June 26, 2013|By Michael McGough
  • Justice Clarence Thomas
Justice Clarence Thomas (Randy Snyder / Associated…)

One of the most annoying habits of some of my liberal friends is their casual derogation of Supreme Court Justice Clarence Thomas.

Thomas is derided not just as an extremist, which is true when you plot the legal philosophies of the justices along a spectrum, but also a clone of Antonin Scalia and an intellectual lightweight. The latter two accusations are just false. Thomas and Scalia have disagreed in significant cases, and Thomas’ opinions, however idiosyncratic, are often tightly reasoned and provocative.

That’s the case with Thomas’ opinion in the University of Texas affirmative action case decided this week.

Along with Scalia, Thomas signed Justice Anthony Kennedy’s majority opinion asking a lower court to take another look at whether the university’s policy of taking race into account satisfied the “demanding burden of strict scrutiny” articulated in a 2003 decision upholding racial preference sat the University of Michigan Law School (Scalia said he could sign the opinion because Abigail Fisher, the rejected white applicant who brought the suit, hadn’t asked the court to overrule the 2003 decision. True enough, but her lawyers would have been happy with that outcome, and the length of time it took for the court to hand down the recent ruling suggests that at some point several justices were flirting with overruling or gutting the earlier decision.)

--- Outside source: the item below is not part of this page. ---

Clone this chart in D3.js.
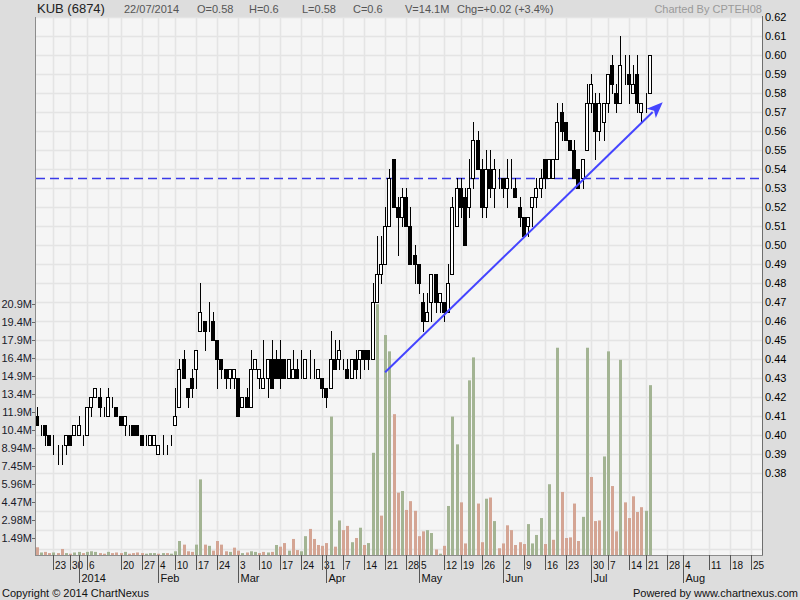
<!DOCTYPE html>
<html><head><meta charset="utf-8">
<script src="https://cdn.jsdelivr.net/npm/d3@7"></script>
<style>
body{margin:0;background:#dddddd;}
svg{display:block;font-family:"Liberation Sans",Arial,sans-serif;}
</style>
</head><body>
<svg id="chart" width="800" height="600"></svg>
<script>
// ---------- DATA (one entry per trading day, 23 Dec 2013 -> 22 Jul 2014 shown) ----------
const opens = [
.41,.405,.405,.40,.395,.39,.39,.395,.40,.40,
.40,.40,.40,.415,.42,.42,.415,.41,.42,.415,
.41,.405,.405,.405,.405,.40,.40,.395,.395,.39,
.395,.395,.40,.405,.415,.44,.425,.43,.435,.455,
.46,.46,.46,.45,.44,.435,.43,.43,.43,.415,
.42,.415,.435,.43,.425,.43,.44,.44,.44,.44,
.43,.43,.435,.44,.43,.44,.435,.43,.43,.425,
.425,.44,.44,.44,.435,.43,.44,.44,.445,.445,
.44,.47,.485,.49,.51,.545,.52,.515,.525,.51,
.495,.49,.47,.46,.47,.485,.47,.47,.465,.485,
.51,.53,.525,.52,.535,.555,.54,.52,.54,.53,
.535,.535,.53,.535,.53,.52,.515,.51,.52,.525,
.53,.545,.535,.535,.545,.57,.565,.555,.55,.54,
.535,.55,.575,.575,.56,.565,.575,.595,.58,.575,
.59,.59,.58,.59,.57,.58,.58];
const highs = [
.415,.405,.405,.40,.40,.395,.395,.40,.40,.405,
.41,.40,.415,.42,.425,.425,.415,.425,.42,.415,
.41,.41,.405,.405,.405,.40,.40,.40,.40,.395,
.40,.395,.40,.425,.44,.445,.425,.435,.445,.48,
.46,.47,.465,.45,.44,.435,.435,.435,.43,.42,
.425,.445,.44,.435,.45,.44,.45,.445,.45,.44,
.44,.445,.44,.445,.44,.445,.44,.435,.43,.425,
.455,.45,.45,.44,.44,.44,.445,.445,.445,.445,
.48,.505,.505,.52,.54,.545,.525,.53,.53,.52,
.50,.49,.475,.475,.485,.485,.475,.47,.49,.525,
.535,.535,.53,.545,.565,.56,.545,.55,.55,.545,
.54,.535,.545,.545,.535,.525,.515,.515,.525,.535,
.54,.545,.545,.545,.575,.575,.565,.555,.555,.54,
.545,.585,.59,.58,.58,.575,.59,.60,.585,.61,
.60,.60,.595,.60,.575,.58,.60];
const lows = [
.405,.40,.395,.395,.39,.385,.385,.39,.395,.40,
.40,.395,.40,.41,.42,.41,.41,.41,.415,.41,
.405,.40,.40,.40,.40,.395,.395,.395,.395,.39,
.39,.39,.395,.405,.415,.43,.415,.42,.425,.455,
.445,.455,.45,.425,.43,.425,.425,.425,.41,.415,
.415,.415,.435,.425,.425,.42,.425,.43,.425,.43,
.43,.43,.43,.43,.43,.43,.43,.43,.42,.415,
.425,.435,.435,.435,.43,.43,.43,.43,.435,.435,
.44,.47,.48,.49,.51,.52,.495,.51,.51,.49,
.48,.475,.455,.46,.46,.465,.465,.46,.465,.485,
.51,.515,.50,.515,.53,.54,.515,.515,.525,.52,
.53,.525,.52,.53,.525,.51,.505,.505,.51,.52,
.525,.53,.535,.535,.545,.555,.555,.55,.535,.53,
.53,.55,.57,.545,.555,.555,.57,.58,.57,.575,
.585,.575,.58,.57,.565,.57,.58];
const closes = [
.405,.405,.40,.395,.395,.39,.39,.40,.395,.405,
.405,.40,.415,.42,.425,.415,.415,.42,.42,.41,
.405,.41,.405,.40,.40,.395,.40,.40,.40,.395,
.395,.395,.40,.41,.435,.43,.42,.425,.445,.465,
.455,.46,.45,.44,.435,.43,.435,.435,.41,.42,
.415,.435,.44,.435,.43,.44,.425,.43,.43,.43,
.44,.435,.43,.44,.44,.44,.435,.435,.425,.42,
.44,.435,.445,.44,.43,.44,.435,.445,.44,.44,
.47,.485,.49,.51,.535,.52,.515,.525,.51,.49,
.49,.48,.46,.465,.485,.47,.475,.465,.48,.52,
.53,.52,.50,.53,.555,.54,.52,.54,.53,.54,
.535,.53,.535,.535,.525,.515,.505,.515,.525,.53,
.535,.535,.545,.545,.565,.56,.555,.55,.535,.53,
.545,.575,.585,.56,.575,.575,.59,.585,.575,.595,
.59,.585,.585,.575,.575,.58,.60];
// volume in millions of shares
const volumes = [
0.68,0.25,0.3,0.2,0.25,0.2,0.54,0.2,0.15,0.25,
0.3,0.2,0.3,0.35,0.3,0.2,0.15,0.3,0.2,0.25,
0.2,0.3,0.15,0.2,0.25,0.2,0.15,0.2,0.2,0.15,
0.2,0.2,0.15,0.35,1.2,0.9,0.35,0.3,0.9,6.3,
0.9,0.8,0.4,1.2,0.9,0.35,0.3,0.65,0.4,0.2,
0.25,0.35,0.3,0.2,0.3,0.25,0.3,0.87,0.73,1.03,
0.4,1.37,0.45,0.35,1.6,2.2,1.37,0.87,0.8,1.03,
11.5,0.73,2.9,2.1,2.45,1.1,1.45,2.3,0.87,1.03,
8.5,20.8,3.3,18.25,16.9,11.7,5.2,5.34,3.77,4.5,
3.7,1.6,2.0,2.1,1.86,0.5,0.15,0.8,4.1,11.5,
9.2,4.4,1.0,14.5,16.4,4.3,1.1,4.7,4.8,2.85,
0.6,1.0,2.5,2.1,0.87,1.1,0.95,2.6,1.0,1.7,
3.1,0.95,5.9,1.3,17.2,5.26,1.45,1.5,4.3,1.2,
3.2,17.2,6.5,2.85,2.9,8.2,16.9,5.75,2.0,16.2,
4.4,3.1,4.9,3.6,4.0,3.7,14.1];
// volume bar direction: u = up day, d = down day
const volDir = [
"dudduddudu","uduuuddudd","dudddduuud","uduuuddduu","dudddduddu",
"duuddududd","udduuddddd","ududdududu","uuduuddudd","ddduududuu",
"udduuddudu","ddddddduuu","udududdddd","uuddduuddu","ddddduu"].join("");

const priceTicks = [0.62,0.61,0.60,0.59,0.58,0.57,0.56,0.55,0.54,0.53,0.52,0.51,0.50,
                    0.49,0.48,0.47,0.46,0.45,0.44,0.43,0.42,0.41,0.40,0.39,0.38];
const priceGrid = [0.62,0.61,0.60,0.59,0.58,0.57,0.56,0.55,0.54,0.53,0.52,0.51,0.50,0.49,0.48,
                   0.47,0.46,0.45,0.44,0.43,0.42,0.41,0.40,0.39,0.38,0.37,0.36,0.35,0.34];
const volTicks = [1.49,2.98,4.47,5.96,7.45,8.94,10.43,11.92,13.41,14.9,16.39,17.88,19.37,20.86];
const volTickLabels = ["1.49M","2.98M","4.47M","5.96M","7.45M","8.94M","10.4M","11.9M",
                       "13.4M","14.9M","16.4M","17.9M","19.4M","20.9M"];
// week ticks: trading-day index and label
const dayTickIdx = [4,8,12,20,25,29,33,38,43,48,53,58,63,68,73,78,83,88,91,97,101,106,
                    111,116,121,126,132,136,141,145,150,154,160,165,170];
const dayTickLabels = ["23","30","6","20","27","4","10","17","24","3","10","17","24","31",
                       "7","14","21","28","5","12","19","26","2","9","16","23","30","7",
                       "14","21","28","4","11","18","25"];
const extraGridIdx = [17];
const monthTickIdx = [10,29,48,69,91,111,132,154];
const monthTickLabels = ["2014","Feb","Mar","Apr","May","Jun","Jul","Aug"];
const resistanceLevel = 0.535;
const trendFrom = [83, 0.433];     // [day index, price]
const trendTo = [149.1, 0.5751];   // arrow tip
const headerItems = ["22/07/2014","O=0.58","H=0.6","L=0.58","C=0.6","V=14.1M","Chg=+0.02 (+3.4%)"];

// ---------- CHART ----------
const svg = d3.select("#chart");
const L = 36, R = 762, T = 17, B = 555;

const x = d3.scaleLinear().domain([0, 146]).range([36.5, 36.5 + 4.2 * 146]);
const y = d3.scaleLinear().domain([0.34, 0.62]).range([549, 17]);
const vy = d3.scaleLinear().domain([0, 20.86]).range([555.5, 555.5 - 20.86 * 12.08]);
const px = i => Math.round(x(i));
const py = p => Math.round(y(p)) + 0.5;

svg.append("rect").attr("width", 800).attr("height", 600).attr("fill", "#dddddd");
svg.append("rect").attr("x", L).attr("y", T).attr("width", R - L).attr("height", B - T).attr("fill", "#f5f5f5");

// grid
const grid = svg.append("g").attr("stroke", "#e4e4e4").attr("stroke-width", 1.5);
grid.selectAll("line.h").data(priceGrid).join("line")
  .attr("x1", L).attr("x2", R).attr("y1", d => py(d)).attr("y2", d => py(d));
grid.selectAll("line.v").data(dayTickIdx.concat(extraGridIdx)).join("line")
  .attr("x1", d => px(d) + 0.5).attr("x2", d => px(d) + 0.5).attr("y1", T).attr("y2", B);

// volume bars
const days = d3.range(opens.length);
svg.append("g").selectAll("rect").data(days).join("rect")
  .attr("x", i => px(i) - 1).attr("width", 3)
  .attr("y", i => vy(volumes[i])).attr("height", i => Math.max(0, 555 - vy(volumes[i])))
  .attr("fill", i => volDir[i] === "u" ? "#a3b493" : "#d4a594");

// resistance dashed line
svg.append("line").attr("x1", L).attr("x2", R)
  .attr("y1", y(resistanceLevel)).attr("y2", y(resistanceLevel))
  .attr("stroke", "#3a3ae8").attr("stroke-width", 1.6).attr("stroke-dasharray", "9,5");

// candles
const cg = svg.append("g");
cg.selectAll("line").data(days).join("line")
  .attr("x1", i => px(i) + 0.5).attr("x2", i => px(i) + 0.5)
  .attr("y1", i => py(highs[i]) - 0.5).attr("y2", i => py(lows[i]) + 0.5)
  .attr("stroke", "#000").attr("stroke-width", 1);
cg.selectAll("rect").data(days).join("rect")
  .attr("x", i => px(i) - 1.5).attr("width", 3)
  .attr("y", i => py(Math.max(opens[i], closes[i])))
  .attr("height", i => py(Math.min(opens[i], closes[i])) - py(Math.max(opens[i], closes[i])))
  .attr("fill", i => closes[i] < opens[i] ? "#000" : "#fff")
  .attr("stroke", "#000").attr("stroke-width", 1);

// trend arrow
const x0 = x(trendFrom[0]), y0 = y(trendFrom[1]), x1 = x(trendTo[0]), y1 = y(trendTo[1]);
const ang = Math.atan2(y1 - y0, x1 - x0), hl = 16, hw = 6.5;
const bx = x1 - hl * Math.cos(ang), by = y1 - hl * Math.sin(ang);
svg.append("line").attr("x1", x0).attr("y1", y0).attr("x2", bx + 2 * Math.cos(ang)).attr("y2", by + 2 * Math.sin(ang))
  .attr("stroke", "#4444ff").attr("stroke-width", 2);
svg.append("path").attr("fill", "#4444ff")
  .attr("d", `M${x1},${y1}L${bx - hw * Math.sin(ang)},${by + hw * Math.cos(ang)}L${bx + 4*Math.cos(ang)},${by + 4*Math.sin(ang)}L${bx + hw * Math.sin(ang)},${by - hw * Math.cos(ang)}Z`);

// axes lines
svg.append("line").attr("x1", 35.5).attr("x2", 35.5).attr("y1", T).attr("y2", B + 1).attr("stroke", "#8c8c8c");
svg.append("line").attr("x1", R + 0.5).attr("x2", R + 0.5).attr("y1", T - 1).attr("y2", B + 1).attr("stroke", "#6e6e6e");
svg.append("line").attr("x1", 35).attr("x2", R + 1).attr("y1", B + 0.5).attr("y2", B + 0.5).attr("stroke", "#8c8c8c");

// right price labels
svg.append("g").selectAll("text").data(priceTicks).join("text")
  .attr("x", 765).attr("y", d => y(d) + 4).attr("font-size", 11).attr("fill", "#000")
  .text(d => d.toFixed(2));

// left volume labels
const lv = svg.append("g");
lv.selectAll("text").data(volTicks).join("text")
  .attr("x", 32).attr("y", d => vy(d) + 4).attr("text-anchor", "end").attr("font-size", 11).attr("fill", "#1a1a2a")
  .text((d, i) => volTickLabels[i]);
lv.selectAll("line").data(volTicks).join("line")
  .attr("x1", 32).attr("x2", 35).attr("y1", d => Math.round(vy(d)) + 0.5).attr("y2", d => Math.round(vy(d)) + 0.5)
  .attr("stroke", "#666");

// bottom axis
const bx2 = svg.append("g");
bx2.selectAll("line.d").data(dayTickIdx).join("line")
  .attr("x1", d => px(d) + 0.5).attr("x2", d => px(d) + 0.5).attr("y1", B).attr("y2", 570).attr("stroke", "#555");
bx2.selectAll("text.d").data(dayTickIdx).join("text")
  .attr("x", d => px(d) + 2).attr("y", 569).attr("font-size", 10).attr("fill", "#111")
  .text((d, i) => dayTickLabels[i]);
bx2.selectAll("line.m").data(monthTickIdx).join("line")
  .attr("x1", d => px(d) + 0.5).attr("x2", d => px(d) + 0.5).attr("y1", B).attr("y2", 583).attr("stroke", "#555");
bx2.selectAll("text.m").data(monthTickIdx).join("text")
  .attr("x", d => px(d) + 2.5).attr("y", 582).attr("font-size", 11).attr("fill", "#111")
  .text((d, i) => monthTickLabels[i]);

// header
svg.append("text").attr("x", 37).attr("y", 13).attr("font-size", 13).attr("fill", "#222").text("KUB (6874)");
const hx = [124, 197, 249, 302, 353, 405, 457];
svg.append("g").selectAll("text").data(headerItems).join("text")
  .attr("x", (d, i) => hx[i]).attr("y", 13).attr("font-size", 11).attr("fill", "#555").text(d => d);
svg.append("text").attr("x", 762).attr("y", 13).attr("text-anchor", "end").attr("font-size", 11)
  .attr("fill", "#9a9a9a").text("Charted By CPTEH08");

// footer
svg.append("text").attr("x", 2).attr("y", 597).attr("font-size", 11).attr("fill", "#111").text("Copyright © 2014 ChartNexus");
svg.append("text").attr("x", 798).attr("y", 597).attr("text-anchor", "end").attr("font-size", 11).attr("fill", "#111").text("Powered by www.chartnexus.com");
</script>
</body></html>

Like Scalia, Thomas thinks the 2003 decision was wrong. In his opinion in the Texas case, he quotes his own opinion in a 1995 decision in which the court held that even benign racial classifications -- such as preferences in government contracts for minority contractors -- must be examined by courts with “strict scrutiny,” an exacting standard of review that often leads to invalidation.

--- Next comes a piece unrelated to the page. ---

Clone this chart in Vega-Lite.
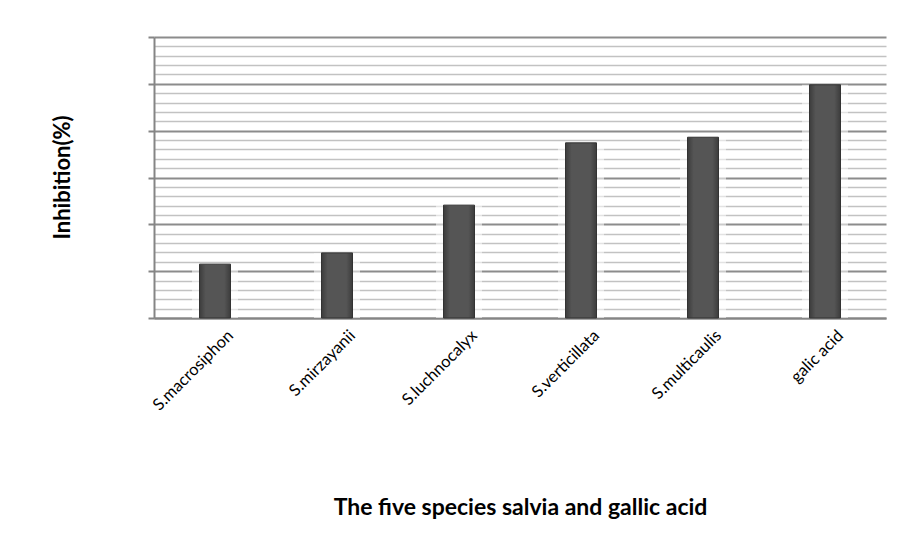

Thomas wrote: “Purchased at the price of immeasurable human suffering, the equal protection principle reflects our nation’s understanding that [racial] classifications ultimately have a destructive impact on the individual and our society.”

This is what is sometimes called the “colorblind” interpretation of the 14th Amendment’s guarantee of “equal protection of the laws,” and it is subscribed to by other conservatives on the court, including Chief Justice John. G. Roberts Jr.

Appropriating the conservative insistence on interpreting the Constitution according to the intent of the framers, critics of the colorblind approach note that the members of Congress who supported the 14th Amendment also backed race-conscious programs to help former slaves.

But it is true that in the heyday of the civil rights movement, in court and in political discourse, colorblindness was gospel. Thomas quotes from a lawyer for the black children who challenged segregated schools in the Brown vs. Board of Education case: “[N]o state has any authority under the Equal-Protection Clause of the 14th Amendment to use race as a factor in affording educational opportuni­ties among its citizens.”

Thomas’ opinion is worth reading for its eloquent enunciation of the colorblind principle, and also for his related argument that courts shouldn't budge from that principle because of the claimed advantages of race-conscious policies. (In the affirmative action context, those advantages include the “educational benefits of diversity.”)

Thomas noted that segregationists “asserted that segregation was not only benign, but good for black stu­dents. They argued, for example, that separate schools protected black children from racist white students and teachers.”